For most of you in the Northern areas of the country, sweater season has arrived in full force. My family and friends in New York are repeatedly getting walloped by the unrelenting weather. Even here in Southwestern Florida, I am getting the sweater itch. By itch, I mean the want to knit not the want to wear itchy old-fashioned sweaters your grandmother used to give you for your birthday.
I am probably the last person who should give advice on knitting sweaters. I have made a total of one bolero and one shirt. My lovely shirt came out wide and short and I wouldn’t be caught dead wearing it. When they say that gauge is important, GAUGE is Important. Think of spending your hard-earned money on this wonderful skeins of yarns, putting hours and hours of time into it and then standing in the mirror horror-struck (and in tears like me.) But don’t let that stop you. We all learn in different ways and the only way we get better is from learning from our mistakes.
I flip through patterns constantly and my latest favorite is Custom Knits by Wendy Bernard.

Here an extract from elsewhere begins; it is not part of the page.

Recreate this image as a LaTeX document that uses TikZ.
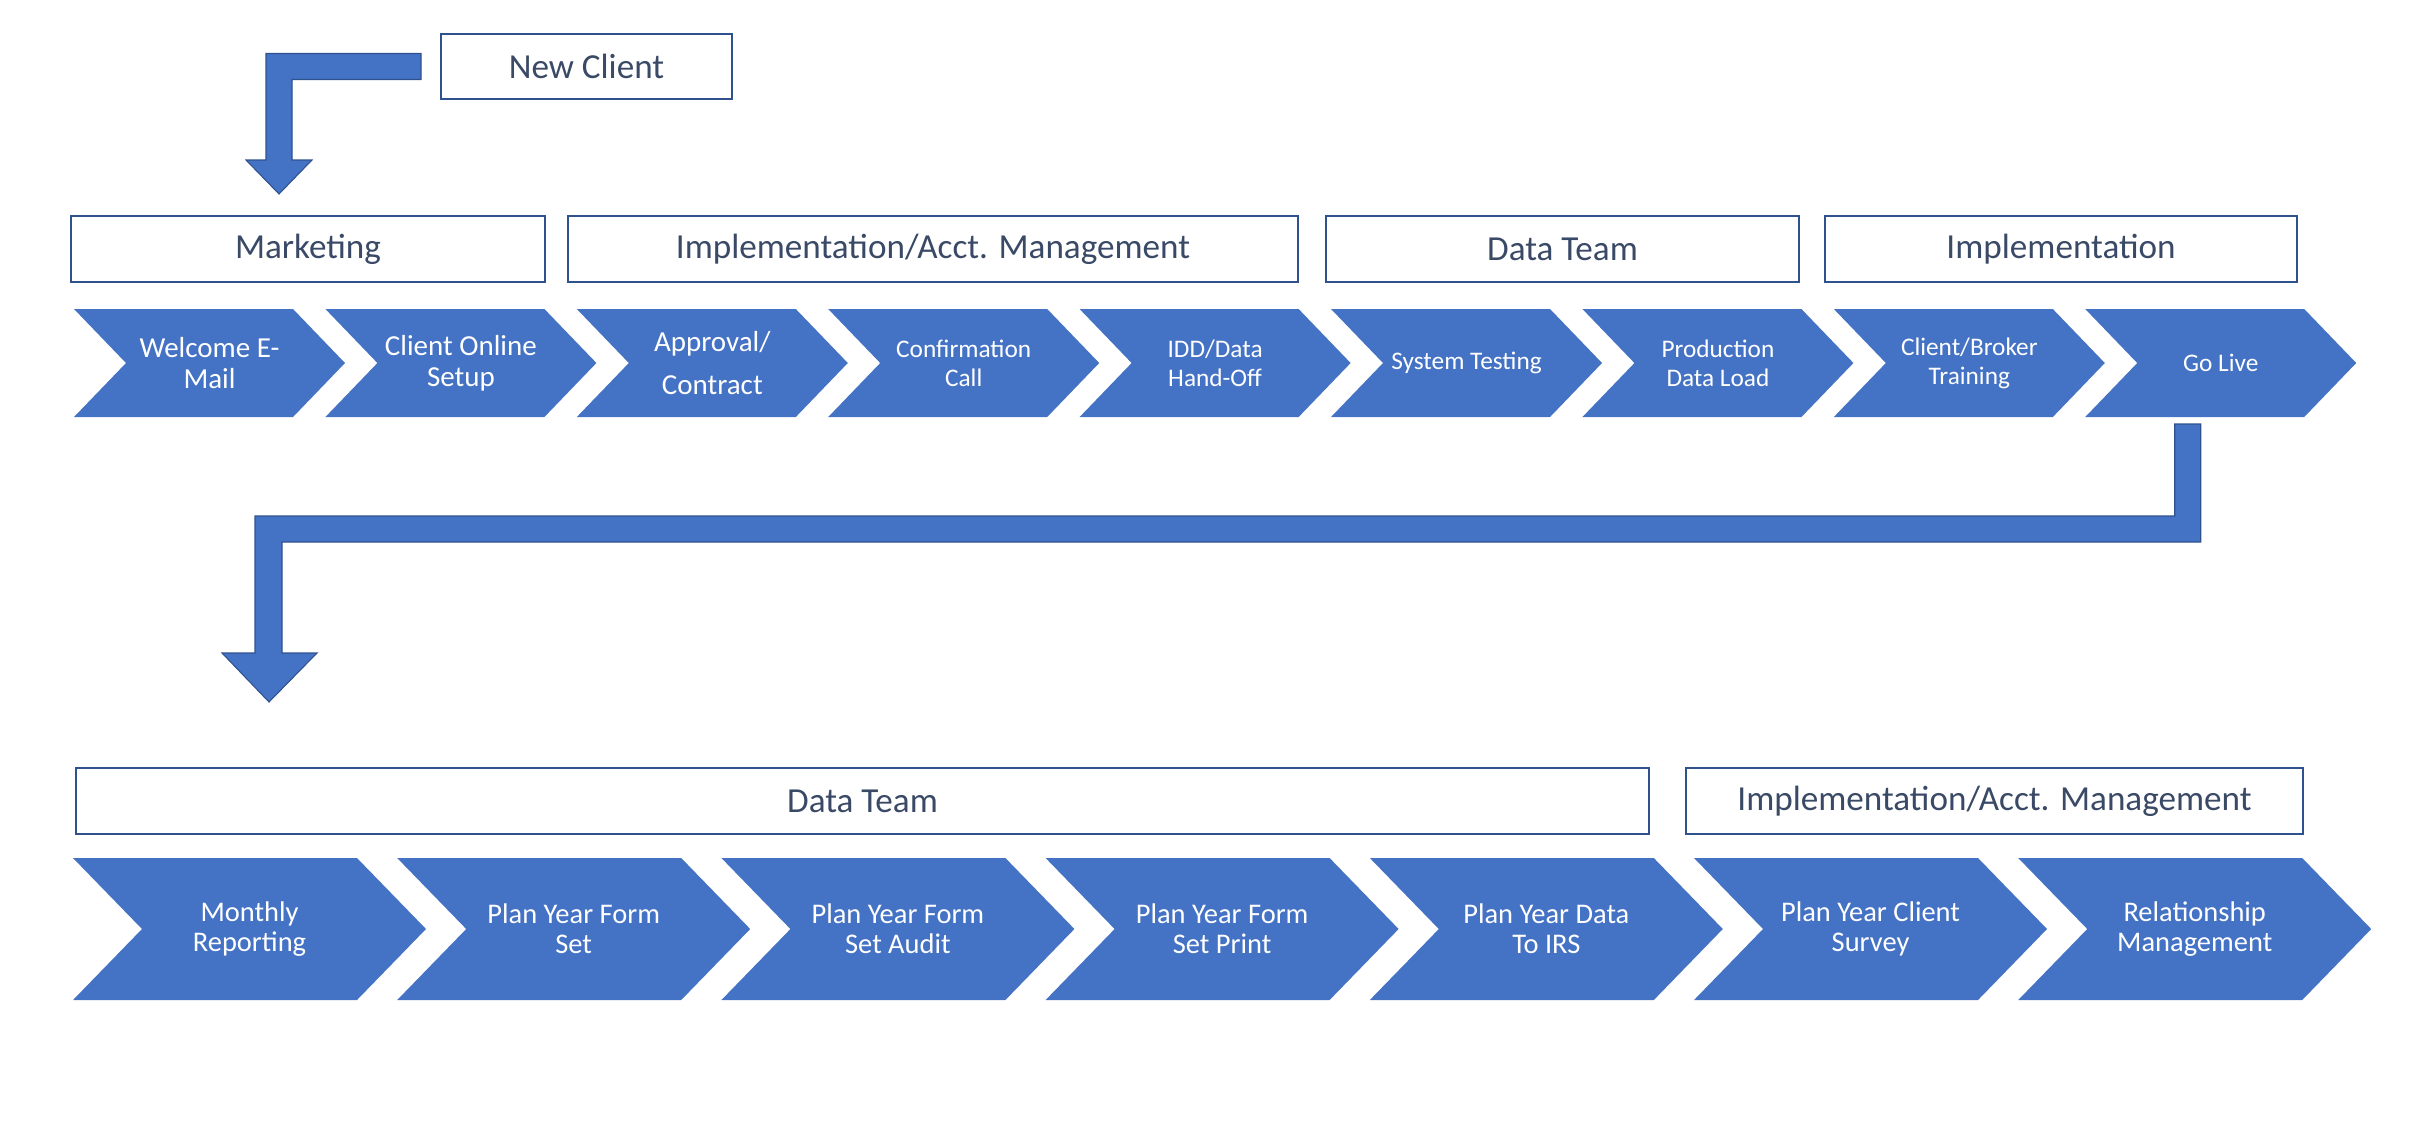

The author also writes a blog http://www.knitandtonic.net/
I love her book because it doesn’t just give you patterns, but explains the way sweaters are knit, how they look, the way they are designed and how you can create what looks best on you. I want to try everything immediately. I highly recommend any knitter who is interested in making sweaters, shells, or any other clothing item to read this book! It can only help in later projects.